This excerpt taken from the PRVT DEF 14A filed Nov 3, 2009.
What vote is required to approve each matter and how are votes counted?
Votes will be counted by the inspector of elections appointed for the Annual Meeting.
For Proposal No. 1 (to elect six directors to hold office until the next Annual Meeting of Shareholders and until their respective successors have been duly elected and qualified) a plurality of votes by the holders of the common stock is required for the election of directors. Broker non-votes and abstentions will have no effect on the outcome.
For Proposal No. 2 (to approve the issuance of shares of common stock in connection with the acquisition of the GameLink companies) a majority of the total votes cast is required for shareholder approval, exclusive of shares issued in connection with the acquisition. Broker non-votes and abstentions will have no effect on the outcome.
For Proposal No. 3 (to approve an amendment of our restated articles of incorporation to effect a reverse stock split at a ratio of between 1 for 2 and 1 for 50 at any time prior to December 31, 2010) a majority of the outstanding shares of common stock on the record date, voting in person or represented by proxy, is required for approval. Shares of common stock voted to abstain and shares of common stock subject to broker non-votes have the practical effect of being voted against the matter.
For Proposal No. 4 (to approve the Companys 2009 Equity Incentive Plan) a majority of the total votes cast is required for shareholder approval. Broker non-votes and abstentions will have no effect on the outcome.
For Proposal No. 5 (to ratify the appointment of BDO Audiberia as our independent registered public accounting firm for the fiscal year ending December 31, 2009) a majority of the total votes cast is required for shareholder approval. Broker non-votes and abstentions will have no effect on the outcome.
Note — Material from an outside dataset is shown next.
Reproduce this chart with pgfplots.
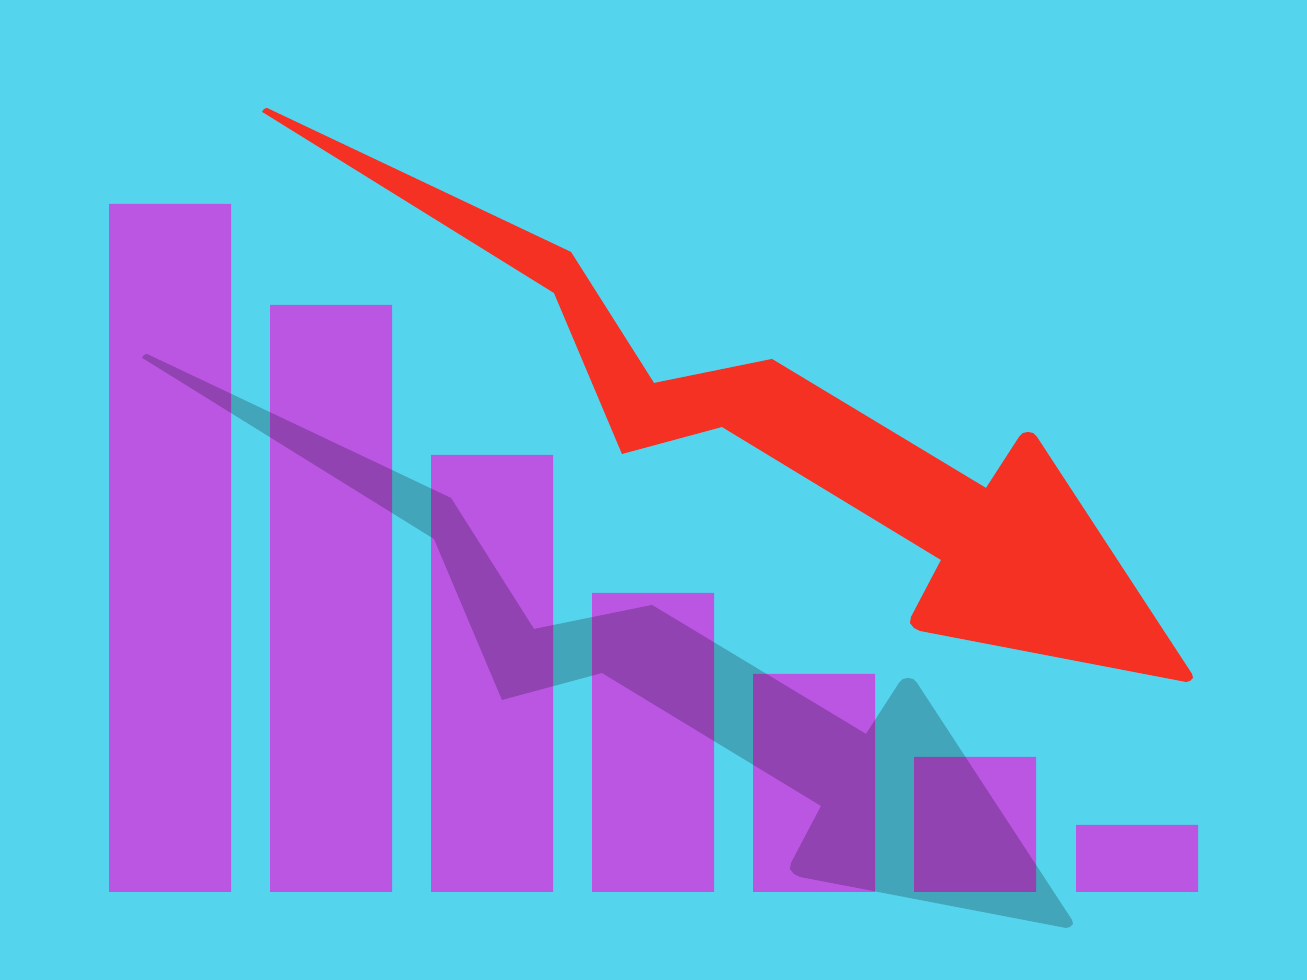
\documentclass[border=0pt]{standalone}
\usepackage{pgfplots}
\usepackage{pgfplotstable}
\pgfplotsset{compat=1.18}

\definecolor{bgblue}{RGB}{85,212,238}
\definecolor{barpurple}{RGB}{187,86,227}
\definecolor{arrowred}{RGB}{245,49,36}

% arrow outline, pixel x and (892 - pixel y)
\pgfplotstableread{
x y
262 780
264 783
267 784
571 640
654 509
772 533
986 404
1019 455
1023 459
1028 460
1033 459
1037 455
1192 218
1193 214
1190 211
1186 210
920 261
914 264
910 269
911 275
941 332
722 465
622 438
554 599
264 779
}\arrowtab

\begin{document}
\begin{tikzpicture}
\begin{axis}[
    scale only axis,
    width=13.07cm, height=9.8cm,
    xmin=0, xmax=1307,
    ymin=-88, ymax=892,
    hide axis,
    clip=true,
]
% background
\addplot[fill=bgblue, draw=none] coordinates {(0,-88) (1307,-88) (1307,892) (0,892)} -- cycle;

% bars
\addplot[ybar, bar width=122, bar shift=0pt, fill=barpurple, draw=none]
    coordinates {(170,688) (331,587) (492,437) (653,299) (814,218) (975,135) (1137,67)};

% shadow of the arrow
\addplot[fill=black, fill opacity=0.22, draw=none]
    table[x expr=\thisrow{x}-120, y expr=\thisrow{y}-246] {\arrowtab} -- cycle;

% arrow
\addplot[fill=arrowred, draw=none]
    table[x=x, y=y] {\arrowtab} -- cycle;
\end{axis}
\end{tikzpicture}
\end{document}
In the event that sufficient votes in favor of the proposals are not received by the date of the Annual Meeting, the persons named as proxies may propose one or more adjournments of the Annual Meeting to permit further solicitations of proxies. Any such adjournment will require the affirmative vote of the holders of a majority of the shares of common stock present in person or by proxy at the Annual Meeting. The persons named as proxies will vote in favor of such adjournment or adjournments.